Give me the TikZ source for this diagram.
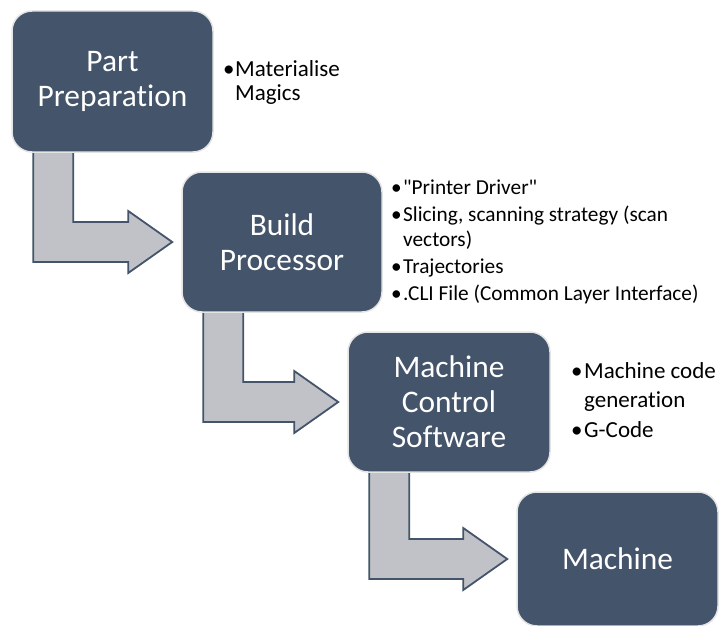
\documentclass[tikz,border=0pt]{standalone}
\usepackage{fontspec}
\setmainfont{Carlito}[Ligatures={TeXOff,NoCommon}]
\usetikzlibrary{calc}

\definecolor{slate}{HTML}{44546A}
\definecolor{arrowgrey}{HTML}{C0C2C7}
\definecolor{rimgrey}{HTML}{E4E4E4}

% bent block arrow: leaves the bottom of stage #1, turns right, points at stage #2
\newcommand\flowarrow[2]{%
  \draw[bentarrow] let \p1=(#1.south west), \p2=(#2.west) in
    (\x1+22pt,\y1+10pt) -- (\x1+22pt,\y2-20pt) -- (\x2-53pt,\y2-20pt)
    -- (\x2-53pt,\y2-31pt) -- (\x2-9pt,\y2) -- (\x2-53pt,\y2+31pt)
    -- (\x2-53pt,\y2+20pt) -- (\x1+62pt,\y2+20pt) -- (\x1+62pt,\y1+10pt) -- cycle;
}
% bullet set in a box of the given width
\newcommand\bul[1][12pt]{\makebox[#1][l]{\textbullet}}

\begin{document}
\begin{tikzpicture}[x=1pt,y=-1pt,
  stage/.style={draw=rimgrey, line width=1.5pt, fill=slate, rounded corners=20pt,
    minimum width=201pt, minimum height=141pt, inner sep=0pt, text=white,
    align=center, font=\fontsize{31.4}{35}\selectfont},
  bentarrow/.style={draw=slate, line width=1.8pt, fill=arrowgrey, line join=miter},
  notes/.style={inner sep=0pt, anchor=base west, text=black}]
\useasboundingbox (0,0) rectangle (721,626);

% stage outlines (for the arrows, drawn underneath)
\path (112.5,81.5) node[stage, draw=none, fill=none] (s1) {}
      (282,242) node[stage, draw=none, fill=none, minimum width=200pt, minimum height=140pt] (s2) {}
      (449,402) node[stage, draw=none, fill=none, minimum width=202pt, minimum height=140pt] (s3) {}
      (617.5,559) node[stage, draw=none, fill=none, minimum height=134pt] (s4) {};

\flowarrow{s1}{s2}
\flowarrow{s2}{s3}
\flowarrow{s3}{s4}

% stages
\node[stage] (p1) at (s1) {Part\\Preparation};
\node[stage, minimum width=200pt, minimum height=140pt] (p2) at (s2) {Build\\Processor};
\node[stage, minimum width=202pt, minimum height=140pt] (p3) at (s3) {Machine\\Control\\Software};
\node[stage, minimum height=134pt] (p4) at (s4) {Machine};

% notes beside each stage
\node[notes, font=\fontsize{23}{24}\selectfont] (n1) at (223,77) {\begin{tabular}[t]{@{}l@{}l@{}}
  \bul & Materialise\\ & Magics\end{tabular}};
\node[notes, font=\fontsize{21.3}{25}\selectfont] (n2) at (391,194) {\begin{tabular}[t]{@{}l@{}l@{}}
  \bul & "Printer Driver"\\[2pt]
  \bul & Slicing, scanning strategy (scan\\ & vectors)\\[2pt]
  \bul & Trajectories\\[2pt]
  \bul & .CLI File (Common Layer Interface)\end{tabular}};
\node[notes, font=\fontsize{23}{29.5}\selectfont] (n3) at (571,378) {\begin{tabular}[t]{@{}l@{}l@{}}
  \bul[13pt] & Machine code\\ & generation\\
  \bul[13pt] & G-Code\end{tabular}};
\end{tikzpicture}
\end{document}
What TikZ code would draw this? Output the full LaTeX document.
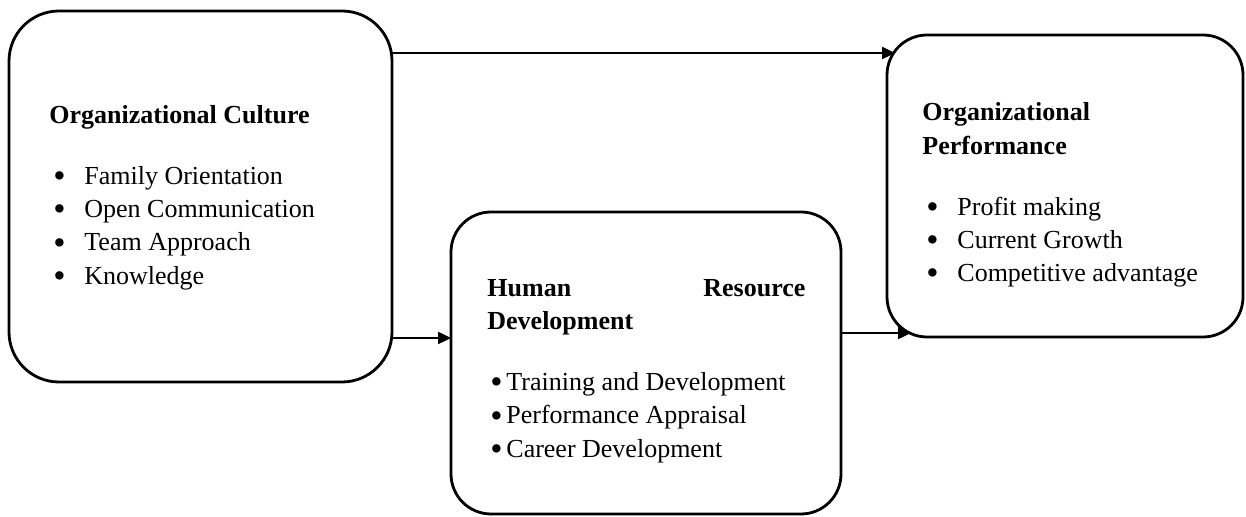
\documentclass[tikz,border=0pt]{standalone}
\usepackage{fontspec}
\setmainfont{Liberation Serif}
\usetikzlibrary{positioning,arrows.meta}

% bullet with a hanging gap before the item text
\newcommand{\bul}[1][15.5pt]{\hspace*{2pt}\makebox[#1][l]{\raisebox{-1.6pt}{\scalebox{1.35}{\textbullet}}}}

\tikzset{
  block/.style={draw, line width=1.4pt, rounded corners=20pt, inner sep=0pt, outer sep=0pt},
  blocktext/.style={align=left, inner sep=0pt, font=\fontsize{13}{16.6}\selectfont},
  link/.style={line width=1.2pt, -{Triangle[length=6.5pt,width=6pt]}}
}

\begin{document}
\begin{tikzpicture}[x=0.5pt,y=-0.5pt]
\useasboundingbox (0,0) rectangle (1246,517);

% boxes
\node[block, rounded corners=25pt, minimum width=191.5pt, minimum height=185.5pt] (culture) at (200.5,196.5) {};
\node[block, minimum width=195pt, minimum height=151pt] (hrd) at (646,363) {};
\node[block, minimum width=178pt, minimum height=151pt] (perf) at (1065,186) {};

% box contents
\node[blocktext, right=20pt of culture.west, yshift=-0.5pt] (culture-txt) {%
  \textbf{Organizational Culture}\\[14pt]
  \bul Family Orientation\\
  \bul Open Communication\\
  \bul Team Approach\\
  \bul Knowledge};
\node[blocktext, right=18pt of hrd.west, yshift=-4pt] (hrd-txt) {%
  \makebox[159pt][l]{\textbf{Human}\hfill\textbf{Resource}}\\
  \textbf{Development}\\[14pt]
  \hspace*{-0.5pt}\bul[8pt]Training and Development\\
  \hspace*{-0.5pt}\bul[8pt]Performance Appraisal\\
  \hspace*{-0.5pt}\bul[8pt]Career Development};
\node[blocktext, right=17.5pt of perf.west, yshift=-4.5pt] (perf-txt) {%
  \textbf{Organizational}\\
  \textbf{Performance}\\[14pt]
  \bul Profit making\\
  \bul Current Growth\\
  \bul Competitive advantage};

% arrows
\coordinate (hrd-in) at ([yshift=12.5pt]hrd.west);
\draw[link] ([yshift=-21pt]culture.north east) -- ([xshift=4pt,yshift=-9pt]perf.north west);
\draw[link] (culture.east |- hrd-in) -- (hrd-in);
\draw[link] ([yshift=15pt]hrd.east) -- ([xshift=12pt,yshift=2pt]perf.south west);
\end{tikzpicture}
\end{document}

◆ ◆ ◆ ◆ ◆

Brief:
Start at the line above containing "What TikZ code" and stop at the line containing "minimum width=178pt, minimum": print those lines and everything between them exactly, but not the pictures.

The response:
What TikZ code would draw this? Output the full LaTeX document.
\documentclass[tikz,border=0pt]{standalone}
\usepackage{fontspec}
\setmainfont{Liberation Serif}
\usetikzlibrary{positioning,arrows.meta}

% bullet with a hanging gap before the item text
\newcommand{\bul}[1][15.5pt]{\hspace*{2pt}\makebox[#1][l]{\raisebox{-1.6pt}{\scalebox{1.35}{\textbullet}}}}

\tikzset{
  block/.style={draw, line width=1.4pt, rounded corners=20pt, inner sep=0pt, outer sep=0pt},
  blocktext/.style={align=left, inner sep=0pt, font=\fontsize{13}{16.6}\selectfont},
  link/.style={line width=1.2pt, -{Triangle[length=6.5pt,width=6pt]}}
}

\begin{document}
\begin{tikzpicture}[x=0.5pt,y=-0.5pt]
\useasboundingbox (0,0) rectangle (1246,517);

% boxes
\node[block, rounded corners=25pt, minimum width=191.5pt, minimum height=185.5pt] (culture) at (200.5,196.5) {};
\node[block, minimum width=195pt, minimum height=151pt] (hrd) at (646,363) {};
\node[block, minimum width=178pt, minimum height=151pt] (perf) at (1065,186) {};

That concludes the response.